### Written instruction
Nothing in the data should change when you return it, but leave the pictures out.

### Dataset section
______

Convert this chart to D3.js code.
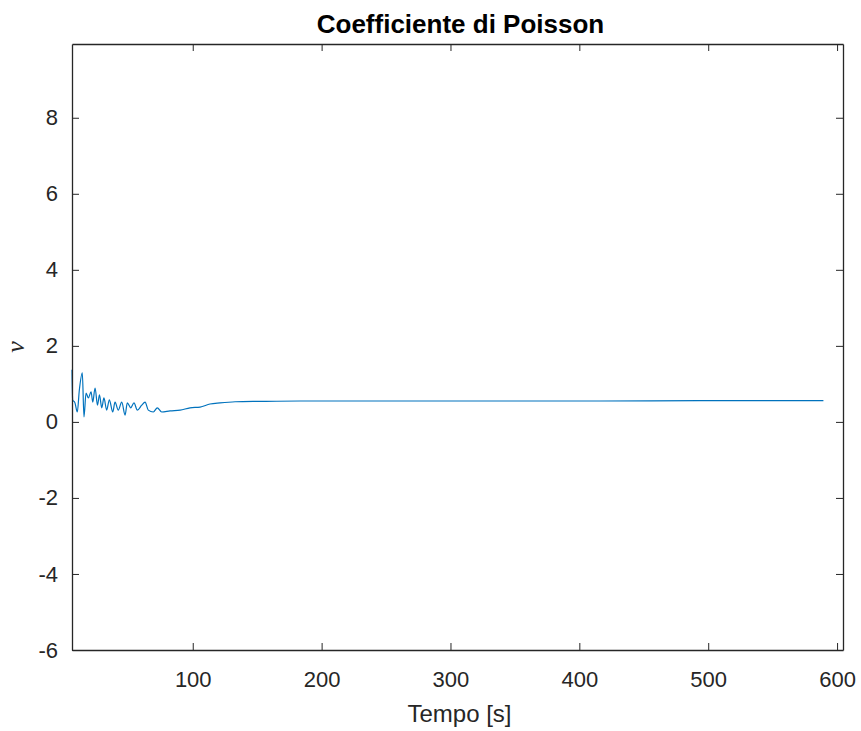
<!DOCTYPE html>
<html>
<head>
<meta charset="utf-8">
<script src="https://cdn.jsdelivr.net/npm/d3@7"></script>
<style>
  html, body { margin: 0; padding: 0; background: #fff; }
  svg { display: block; }
</style>
</head>
<body>
<script>
// ---- data ----
const titleText = "Coefficiente di Poisson";
const xLabel = "Tempo [s]";
const yLabel = "ν";
const xTicks = [100, 200, 300, 400, 500, 600];
const yTicks = [-6, -4, -2, 0, 2, 4, 6, 8];
const xDomain = [6.3, 604.6];
const yDomain = [-6, 9.94];
const time = [6.3, 6.8, 8.6, 10.4, 12.0, 14.3, 15.6, 17.2, 19.0, 21.1, 22.4, 24.2, 26.1, 27.6, 29.4,
  31.1, 33.2, 35.3, 37.9, 39.7, 42.2, 44.9, 47.5, 49.2, 51.9, 54.4, 57.0, 60.4, 63.0, 65.5,
  69.4, 72.5, 75.9, 82.4, 90.2, 97.9, 105.7, 113.4, 121.2, 132.9, 152.3, 183.3, 261, 338.6,
  416, 493.9, 589.4];
const nu = [1.37, 0.58, 0.50, 0.26, 0.84, 1.29, 0.13, 0.76, 0.63, 0.79, 0.52, 0.89, 0.44, 0.71, 0.37,
  0.63, 0.31, 0.58, 0.26, 0.52, 0.31, 0.52, 0.18, 0.50, 0.37, 0.50, 0.31, 0.44, 0.52, 0.31,
  0.26, 0.37, 0.26, 0.29, 0.31, 0.37, 0.39, 0.47, 0.50, 0.53, 0.54, 0.55, 0.55, 0.55,
  0.55, 0.56, 0.56];

// ---- layout ----
const W = 861, H = 731;
const L = 72, R = 843, T = 44, B = 650;
const axisColor = "#262626";
const lineColor = "#0072BD";
const sans = "'Liberation Sans', Arial, Helvetica, sans-serif";

const svg = d3.select("body").append("svg").attr("width", W).attr("height", H);

const x = d3.scaleLinear().domain(xDomain).range([L, R]);
const y = d3.scaleLinear().domain(yDomain).range([B, T]);

// data line
const pts = time.map((t, i) => [t, nu[i]]);
svg.append("path")
  .datum(pts)
  .attr("fill", "none")
  .attr("stroke", lineColor)
  .attr("stroke-width", 1.2)
  .attr("stroke-linejoin", "round")
  .attr("d", d3.line().x(d => x(d[0])).y(d => y(d[1])).curve(d3.curveMonotoneX));

const tickLen = 7;
const fmt = d => String(d);
// axes (inward ticks, box)
const bottomAxis = d3.axisBottom(x).tickValues(xTicks).tickFormat(fmt).tickSizeInner(-tickLen).tickSizeOuter(0).tickPadding(21);
const topAxis = d3.axisTop(x).tickValues(xTicks).tickSizeInner(-tickLen).tickSizeOuter(0).tickFormat("");
const leftAxis = d3.axisLeft(y).tickValues(yTicks).tickFormat(fmt).tickSizeInner(-tickLen).tickSizeOuter(0).tickPadding(14);
const rightAxis = d3.axisRight(y).tickValues(yTicks).tickSizeInner(-tickLen).tickSizeOuter(0).tickFormat("");

function style(g) {
  g.select(".domain").attr("stroke", axisColor).attr("stroke-width", 1.3);
  g.selectAll(".tick line").attr("stroke", axisColor).attr("stroke-width", 1);
  g.selectAll(".tick text").attr("fill", axisColor).style("font-family", sans).style("font-size", "22px");
}

svg.append("g").attr("transform", `translate(0,${B})`).call(bottomAxis).call(style);
svg.append("g").attr("transform", `translate(0,${T})`).call(topAxis).call(style);
svg.append("g").attr("transform", `translate(${L},0)`).call(leftAxis).call(style);
svg.append("g").attr("transform", `translate(${R},0)`).call(rightAxis).call(style);

// title
svg.append("text")
  .attr("x", (L + R) / 2 + 3).attr("y", 33)
  .attr("text-anchor", "middle")
  .style("font-family", sans).style("font-weight", "bold").style("font-size", "26px")
  .attr("fill", "#000")
  .text(titleText);

// x label
svg.append("text")
  .attr("x", (L + R) / 2 + 2).attr("y", 722)
  .attr("text-anchor", "middle")
  .style("font-family", sans).style("font-size", "24px")
  .attr("fill", axisColor)
  .text(xLabel);

// y label
svg.append("text")
  .attr("transform", `translate(24,${(T + B) / 2}) rotate(-90)`)
  .attr("text-anchor", "middle")
  .style("font-family", "'Liberation Serif', 'Times New Roman', serif")
  .style("font-style", "italic").style("font-size", "26px")
  .attr("fill", axisColor)
  .text(yLabel);
</script>
</body>
</html>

______

### Written answer
Convert this chart to D3.js code.
<!DOCTYPE html>
<html>
<head>
<meta charset="utf-8">
<script src="https://cdn.jsdelivr.net/npm/d3@7"></script>
<style>
  html, body { margin: 0; padding: 0; background: #fff; }
  svg { display: block; }
</style>
</head>
<body>
<script>
// ---- data ----
const titleText = "Coefficiente di Poisson";
const xLabel = "Tempo [s]";
const yLabel = "ν";
const xTicks = [100, 200, 300, 400, 500, 600];
const yTicks = [-6, -4, -2, 0, 2, 4, 6, 8];
const xDomain = [6.3, 604.6];
const yDomain = [-6, 9.94];
const time = [6.3, 6.8, 8.6, 10.4, 12.0, 14.3, 15.6, 17.2, 19.0, 21.1, 22.4, 24.2, 26.1, 27.6, 29.4,
  31.1, 33.2, 35.3, 37.9, 39.7, 42.2, 44.9, 47.5, 49.2, 51.9, 54.4, 57.0, 60.4, 63.0, 65.5,
  69.4, 72.5, 75.9, 82.4, 90.2, 97.9, 105.7, 113.4, 121.2, 132.9, 152.3, 183.3, 261, 338.6,
  416, 493.9, 589.4];
const nu = [1.37, 0.58, 0.50, 0.26, 0.84, 1.29, 0.13, 0.76, 0.63, 0.79, 0.52, 0.89, 0.44, 0.71, 0.37,
  0.63, 0.31, 0.58, 0.26, 0.52, 0.31, 0.52, 0.18, 0.50, 0.37, 0.50, 0.31, 0.44, 0.52, 0.31,
  0.26, 0.37, 0.26, 0.29, 0.31, 0.37, 0.39, 0.47, 0.50, 0.53, 0.54, 0.55, 0.55, 0.55,
  0.55, 0.56, 0.56];

// ---- layout ----
const W = 861, H = 731;
const L = 72, R = 843, T = 44, B = 650;
const axisColor = "#262626";
const lineColor = "#0072BD";
const sans = "'Liberation Sans', Arial, Helvetica, sans-serif";

const svg = d3.select("body").append("svg").attr("width", W).attr("height", H);

const x = d3.scaleLinear().domain(xDomain).range([L, R]);
const y = d3.scaleLinear().domain(yDomain).range([B, T]);

// data line
const pts = time.map((t, i) => [t, nu[i]]);
svg.append("path")
  .datum(pts)
  .attr("fill", "none")
  .attr("stroke", lineColor)
  .attr("stroke-width", 1.2)
  .attr("stroke-linejoin", "round")
  .attr("d", d3.line().x(d => x(d[0])).y(d => y(d[1])).curve(d3.curveMonotoneX));

const tickLen = 7;
const fmt = d => String(d);
// axes (inward ticks, box)
const bottomAxis = d3.axisBottom(x).tickValues(xTicks).tickFormat(fmt).tickSizeInner(-tickLen).tickSizeOuter(0).tickPadding(21);
const topAxis = d3.axisTop(x).tickValues(xTicks).tickSizeInner(-tickLen).tickSizeOuter(0).tickFormat("");
const leftAxis = d3.axisLeft(y).tickValues(yTicks).tickFormat(fmt).tickSizeInner(-tickLen).tickSizeOuter(0).tickPadding(14);
const rightAxis = d3.axisRight(y).tickValues(yTicks).tickSizeInner(-tickLen).tickSizeOuter(0).tickFormat("");

function style(g) {
  g.select(".domain").attr("stroke", axisColor).attr("stroke-width", 1.3);
  g.selectAll(".tick line").attr("stroke", axisColor).attr("stroke-width", 1);
  g.selectAll(".tick text").attr("fill", axisColor).style("font-family", sans).style("font-size", "22px");
}

svg.append("g").attr("transform", `translate(0,${B})`).call(bottomAxis).call(style);
svg.append("g").attr("transform", `translate(0,${T})`).call(topAxis).call(style);
svg.append("g").attr("transform", `translate(${L},0)`).call(leftAxis).call(style);
svg.append("g").attr("transform", `translate(${R},0)`).call(rightAxis).call(style);

// title
svg.append("text")
  .attr("x", (L + R) / 2 + 3).attr("y", 33)
  .attr("text-anchor", "middle")
  .style("font-family", sans).style("font-weight", "bold").style("font-size", "26px")
  .attr("fill", "#000")
  .text(titleText);

// x label
svg.append("text")
  .attr("x", (L + R) / 2 + 2).attr("y", 722)
  .attr("text-anchor", "middle")
  .style("font-family", sans).style("font-size", "24px")
  .attr("fill", axisColor)
  .text(xLabel);

// y label
svg.append("text")
  .attr("transform", `translate(24,${(T + B) / 2}) rotate(-90)`)
  .attr("text-anchor", "middle")
  .style("font-family", "'Liberation Serif', 'Times New Roman', serif")
  .style("font-style", "italic").style("font-size", "26px")
  .attr("fill", axisColor)
  .text(yLabel);
</script>
</body>
</html>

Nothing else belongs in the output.